### Source excerpt
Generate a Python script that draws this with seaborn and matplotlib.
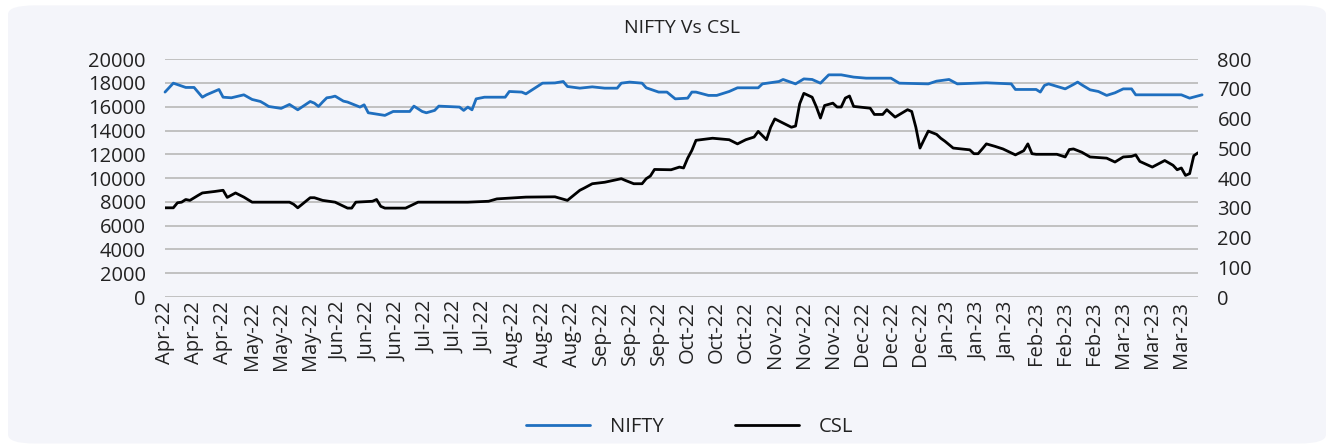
import numpy as np
import pandas as pd
import matplotlib
matplotlib.use("Agg")
import matplotlib.pyplot as plt
from matplotlib.patches import FancyBboxPatch
import seaborn as sns

# values, x = trading day index (Apr-22 .. Mar-23)
nifty_day = [0, 2, 5, 7, 9, 10, 13, 14, 16, 19, 21, 23, 24, 25, 28, 30, 32, 35, 36, 37,
             38, 39, 40, 41, 43, 44, 47, 48, 49, 53, 55, 59, 60, 62, 63, 65, 66, 71, 72, 73,
             74, 75, 77, 82, 83, 86, 87, 91, 94, 96, 97, 100, 103, 106, 109, 110, 112, 115, 116, 119,
             121, 123, 126, 127, 128, 131, 133, 136, 138, 143, 144, 148, 149, 152, 154, 156, 158, 160, 163, 166,
             169, 175, 177, 184, 186, 189, 191, 198, 204, 205, 210, 211, 212, 213, 217, 219, 220, 221, 223, 225,
             227, 229, 231, 233, 234, 245, 247, 250]
nifty_val = [17230, 17980, 17620, 17620, 16800, 17000, 17450, 16800, 16750, 17000, 16610, 16440, 16240, 16020, 15860, 16190, 15740, 16440, 16300, 16020,
             16400, 16750, 16800, 16890, 16470, 16390, 15970, 16160, 15490, 15270, 15600, 15600, 16050, 15600, 15490, 15690, 16050, 15970, 15690, 15970,
             15740, 16660, 16800, 16800, 17280, 17230, 17080, 17980, 18000, 18120, 17700, 17560, 17670, 17560, 17560, 17980, 18070, 17980, 17590, 17230,
             17230, 16660, 16720, 17230, 17230, 16950, 16950, 17280, 17590, 17590, 17920, 18120, 18290, 17920, 18340, 18290, 17980, 18680, 18680, 18490,
             18400, 18400, 17980, 17920, 18150, 18290, 17920, 18010, 17920, 17450, 17450, 17230, 17790, 17920, 17500, 17870, 18070, 17840, 17420, 17280,
             16950, 17170, 17500, 17500, 17000, 17000, 16720, 17000]

csl_day = [0, 2, 3, 4, 5, 6, 8, 9, 12, 14, 15, 17, 19, 21, 30, 31, 32, 35, 36, 38,
           41, 44, 45, 46, 50, 51, 52, 53, 58, 61, 73, 78, 80, 87, 94, 97, 100, 101, 103, 106,
           110, 111, 113, 115, 116, 117, 118, 122, 124, 125, 126, 127, 128, 132, 136, 138, 140, 142, 143, 145,
           146, 147, 151, 152, 153, 154, 156, 157, 158, 159, 161, 162, 163, 164, 165, 166, 170, 171, 173, 174,
           176, 179, 180, 181, 182, 183, 184, 186, 187, 188, 190, 194, 195, 196, 197, 198, 200, 202, 205, 207,
           208, 209, 210, 215, 217, 218, 219, 221, 223, 227, 229, 231, 233, 234, 235, 238, 241, 243, 244, 245,
           246, 247, 248, 249]
csl_val = [300, 300, 317, 319, 328, 325, 342, 350, 355, 359, 335, 350, 336, 319, 319, 312, 300, 334, 334, 325,
           319, 299, 299, 319, 322, 328, 305, 299, 299, 319, 319, 322, 330, 336, 337, 325, 359, 366, 381, 386,
           398, 392, 381, 381, 398, 407, 429, 428, 437, 434, 467, 493, 527, 534, 529, 515, 529, 538, 557, 529,
           571, 599, 571, 575, 650, 685, 672, 640, 602, 644, 652, 639, 639, 669, 676, 641, 635, 614, 614, 630,
           605, 630, 624, 571, 501, 530, 558, 547, 534, 524, 501, 495, 482, 482, 498, 515, 507, 498, 478, 492,
           515, 482, 480, 480, 471, 496, 498, 487, 471, 467, 454, 471, 473, 478, 456, 437, 459, 443, 428, 434,
           409, 415, 475, 485]

months = ["Apr-22", "May-22", "Jun-22", "Jul-22", "Aug-22", "Sep-22",
          "Oct-22", "Nov-22", "Dec-22", "Jan-23", "Feb-23", "Mar-23"]
tick_labels = [m for m in months for _ in range(3)]
tick_step = 7

nifty = pd.DataFrame({"day": nifty_day, "NIFTY": nifty_val})
csl = pd.DataFrame({"day": csl_day, "CSL": csl_val})

sns.set_theme(style="white")
plt.rcParams["font.family"] = ["Open Sans", "DejaVu Sans"]

bg = "#f4f5fa"
blue = "#1f6fbf"
grid_c = "#bdbdbd"

fig = plt.figure(figsize=(13.34, 4.48), dpi=100)
fig.patch.set_facecolor("white")
fig.patches.append(FancyBboxPatch((0.006, 0.01), 0.988, 0.978,
                                  boxstyle="round,pad=0,rounding_size=0.02",
                                  transform=fig.transFigure, facecolor=bg,
                                  edgecolor="none", zorder=-10))

ax = fig.add_axes([0.1237, 0.337, 0.7743, 0.531])
ax.set_facecolor(bg)
ax2 = ax.twinx()

sns.lineplot(data=nifty, x="day", y="NIFTY", ax=ax, color=blue, linewidth=2.0,
             estimator=None, sort=False, clip_on=False)
sns.lineplot(data=csl, x="day", y="CSL", ax=ax2, color="black", linewidth=2.0,
             estimator=None, sort=False)

ax.set_ylim(0, 20000)
ax.set_yticks(np.arange(0, 20001, 2000))
ax2.set_ylim(0, 800)
ax2.set_yticks(np.arange(0, 801, 100))
ax.set_xlim(0, 249)
ax.set_xticks(np.arange(len(tick_labels)) * tick_step)
ax.set_xticklabels(tick_labels, rotation=90)

ax.yaxis.grid(True, color=grid_c, linewidth=1.3)
ax.set_axisbelow(True)
for a in (ax, ax2):
    for s in a.spines.values():
        s.set_visible(False)
    a.set_xlabel("")
    a.set_ylabel("")
ax.tick_params(axis="y", length=0, pad=14, labelsize=14.5, colors="#222222")
ax.tick_params(axis="x", length=0, pad=3, labelsize=14.5, colors="#222222")
ax2.tick_params(axis="y", length=0, pad=14, labelsize=14.5, colors="#222222")

fig.text(0.511, 0.937, "NIFTY Vs CSL", ha="center", va="center",
         fontsize=14, color="#222222")

handles = [plt.Line2D([], [], color=blue, linewidth=2.0),
           plt.Line2D([], [], color="black", linewidth=2.0)]
fig.legend(handles, ["NIFTY", "CSL"], loc="center", bbox_to_anchor=(0.517, 0.047),
           ncol=2, frameon=False, fontsize=14.5, handlelength=3.2,
           columnspacing=3.5, handletextpad=1.0, labelcolor="#222222")

fig.savefig("out.png", dpi=100, facecolor=fig.get_facecolor())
######
■ Short task ■
Give again, word for word, every line from the top of the data above to the line holding "import seaborn as sns", inclusive, with the pictures left out.

■ Output of the exercise ■
Generate a Python script that draws this with seaborn and matplotlib.
import numpy as np
import pandas as pd
import matplotlib
matplotlib.use("Agg")
import matplotlib.pyplot as plt
from matplotlib.patches import FancyBboxPatch
import seaborn as sns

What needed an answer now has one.